Originally published on DevOps.com by Mike Vizard

LogDNA is making available on a limited basis the ability to process streaming data to its observability platform as part of an effort to give DevOps teams more control over log data.

Tucker Callaway, LogDNA CEO, said the data ingestion pipeline that LogDNA already provides can ingest, parse and normalize massive amounts of structured and unstructured log data. LogDNA Streaming adds the ability to automatically send log data to any application or analysis tool.

That capability also helps reduce storage costs by limiting the number of copies of log data that might otherwise be created, he added.

LogDNA also expects that DevOps teams will also be able to analyze data in flight as part of an effort to make it simpler to surface issues even before log data is stored, noted Callaway.

While there are multiple streaming data platforms available, Callaway said LogDNA opted to build one on its own to meet the requirements of an observability platform. Ultimately, the goal is to shift observability left at the data level to provide more granular insights in real-time, he said.

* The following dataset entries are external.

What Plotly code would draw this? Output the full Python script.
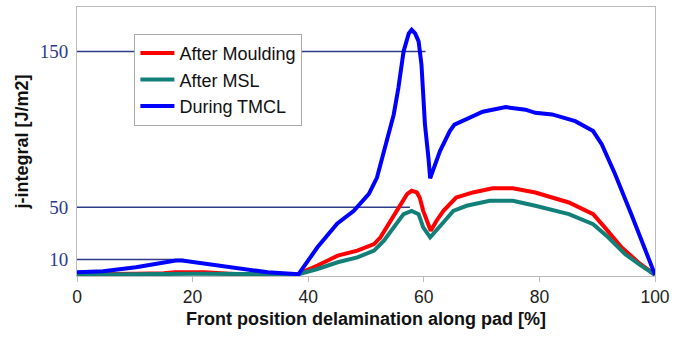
import plotly.graph_objects as go

# ---- data ----
moulding_x = [0, 5, 10, 15, 17, 22, 25, 28, 32, 36, 38.2, 41.6, 45.1, 48.5, 51.4, 52.5, 54.2, 55.9,
              57.1, 57.9, 58.8, 59.3, 59.9, 61.2, 62.2, 63.4, 65.6, 68.5, 71.9, 75.4, 79.3, 85.1,
              89.3, 91.3, 94.2, 97.1, 100]
moulding_y = [0.8, 0.8, 1.2, 1.6, 2.2, 2.2, 1.5, 0.8, 1.0, 1.2, 1.0, 6.7, 13.3, 16.7, 21.1, 25.6, 36.7, 47.8,
              54.4, 56.7, 55.6, 52, 43.3, 30, 36.7, 43.3, 52.2, 55.6, 58.4, 58.4, 55.6, 48.9,
              41.1, 32.2, 18.9, 8.9, 0.5]

msl_x = [0, 5, 10, 20, 30, 38.2, 41.6, 45.1, 48.5, 51.4, 53.1, 54.8, 56.5, 57.9, 59.1, 59.9, 61.1,
         63.9, 65.1, 67.4, 71.4, 75.4, 79.3, 85.1, 89.3, 91.9, 94.8, 97.6, 100]
msl_y = [0.5, 0.7, 1.1, 1.2, 1.1, 0.7, 4.4, 8.9, 12.2, 16.7, 23.3, 32.2, 41.1, 43.3, 41.1, 32.2, 25.6,
         37.8, 43.3, 46.7, 50, 50, 46.7, 41.1, 34.4, 25.6, 14.4, 6.7, 0.5]

tmcl_x = [0, 4.5, 10.2, 13, 14.2, 16, 17.1, 18.2, 23.3, 27.4, 33, 37.7, 38.3, 41.6, 43, 45, 47.9, 50.5,
          51.9, 52.8, 53.6, 54.8, 55.6, 56.5, 57.4, 57.9, 58.5, 59.1, 59.6, 59.8, 60.2, 60.8, 61.1,
          62.8, 64.5, 65.3, 67.4, 70.2, 74.2, 77.6, 79.3, 82.2, 86.2, 89.3, 90.8, 93.1, 95.9, 98.2, 100]
tmcl_y = [2.2, 2.9, 5.5, 7.3, 7.8, 9.3, 10.0, 10.0, 7.3, 5.5, 2.2, 1.1, 0.8, 18.9, 25, 34.7, 43.3, 54.7,
          65.6, 78.9, 90, 107.8, 125.5, 150, 162, 164.4, 162, 156.7, 141, 123, 101, 78.9, 65,
          83.3, 96.7, 101, 104.4, 109.6, 112.7, 111, 108.9, 107.8, 103.3, 96.7, 87.8, 67.8, 41.1, 18.9, 0.5]

series_names = ["After Moulding", "After MSL", "During TMCL"]
series_colors = ["#ff0000", "#128078", "#0000ff"]

x_ticks = [0, 20, 40, 60, 80, 100]
ref_levels = [150, 45.7, 10.8]      # where the labelled reference lines sit
ref_labels = ["150", "50", "10"]
ref_ends = [60.3, 57.6, 18.5]       # x where each reference line stops

# ---- figure ----
fig = go.Figure()
for name, col, xs, ys in zip(series_names, series_colors,
                             [moulding_x, msl_x, tmcl_x], [moulding_y, msl_y, tmcl_y]):
    fig.add_trace(go.Scatter(x=xs, y=ys, mode="lines", name=name, legendgroup=name,
                             line=dict(color=col, width=4)))

for lv, xe in zip(ref_levels, ref_ends):
    fig.add_shape(type="line", xref="x", yref="y", x0=0, x1=xe, y0=lv, y1=lv,
                  line=dict(color="#2e3a8a", width=1.5), layer="below")

fig.update_layout(
    width=676, height=337,
    margin=dict(l=77, r=15, t=6, b=61),
    paper_bgcolor="white", plot_bgcolor="white",
    font=dict(family="Arial, Liberation Sans, sans-serif", color="#222222"),
    legend=dict(x=0.0993, y=0.9, xanchor="left", yanchor="top",
                bordercolor="#aaaaaa", borderwidth=1, bgcolor="white",
                font=dict(size=18, color="#111111"), tracegroupgap=0,
                traceorder="grouped", itemwidth=34),
    xaxis=dict(range=[0, 100], tickvals=x_ticks, ticks="outside", ticklen=5,
               tickcolor="#bbbbbb", showline=True, linecolor="#bbbbbb", mirror=True,
               showgrid=False, zeroline=False, tickfont=dict(size=17.5, color="#222222"),
               title=dict(text="<b>Front position delamination along pad [%]</b>",
                          font=dict(size=18, color="#111111"), standoff=6)),
    yaxis=dict(range=[-0.3, 179.7], tickvals=ref_levels, ticktext=ref_labels, ticks="",
               showline=True, linecolor="#bbbbbb", mirror=True, showgrid=False, zeroline=False,
               tickfont=dict(family="Liberation Serif, Times New Roman, serif", size=19, color="#2e3a8a"),
               ticklabelstandoff=4,
               title=dict(text="<b>j-integral [J/m2]</b>",
                          font=dict(size=18, color="#111111"), standoff=6)),
)

fig.write_html("out.html")
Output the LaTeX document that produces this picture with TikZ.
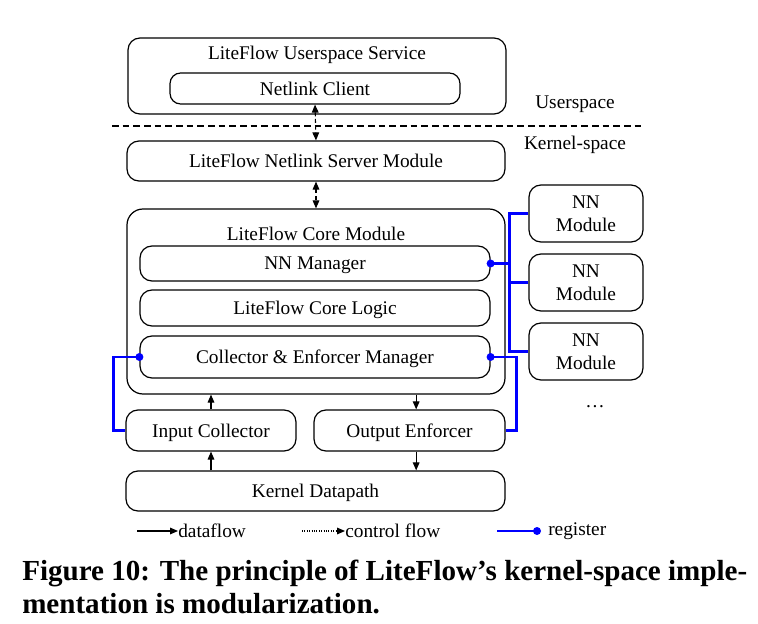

That capability will also lay the foundation for a wide range of autonomous processes that would be driven by the observability data collected via LogDNA, added Callaway.

LogDNA

Observability has always been a core tenet of any DevOps best practice. Most DevOps teams typically focus on some form of continuous monitoring to more proactively manage application environments. However, it can still take days, sometimes weeks, to discover the root cause of an issue. Monitoring tools are designed to consume predefined metrics to identify when a specific platform or application is performing within expectations. The metrics tracked generally focus on, for example, resource utilization.

Observability combines metrics, logs and traces—a specialized form of logging—to instrument applications in a way that makes it simpler to troubleshot issues without having to rely solely on a limited set of metrics that have been pre-defined to monitor a specific process or function. DevOps teams can more easily employ queries to interrogate data in a way that makes it easier to discover the root cause of an issue. An observability platform correlates events in a way that makes it easier for analytics tools to identify anomalous behavior indicative of an IT issue.

It’s now only a matter of time before providers of the platform widely employ machine learning algorithms to analyze machine data faster. There may even come a day when so-called “war room” meetings—that today need to be convened to identify the cause of an IT issue via a painstaking process of elimination—are no longer required.

In the meantime, the percentage of applications that are instrumented in an IT environment needs to increase to achieve that goal. Fortunately, thanks to the rise of open source agent software, the cost of instrumenting applications is starting to decline. At the same time, DevOps teams should expect to see a marked increase in the volumes of incoming data, and they will need to find somewhere to store that data as well as determine the length of time it should be retained.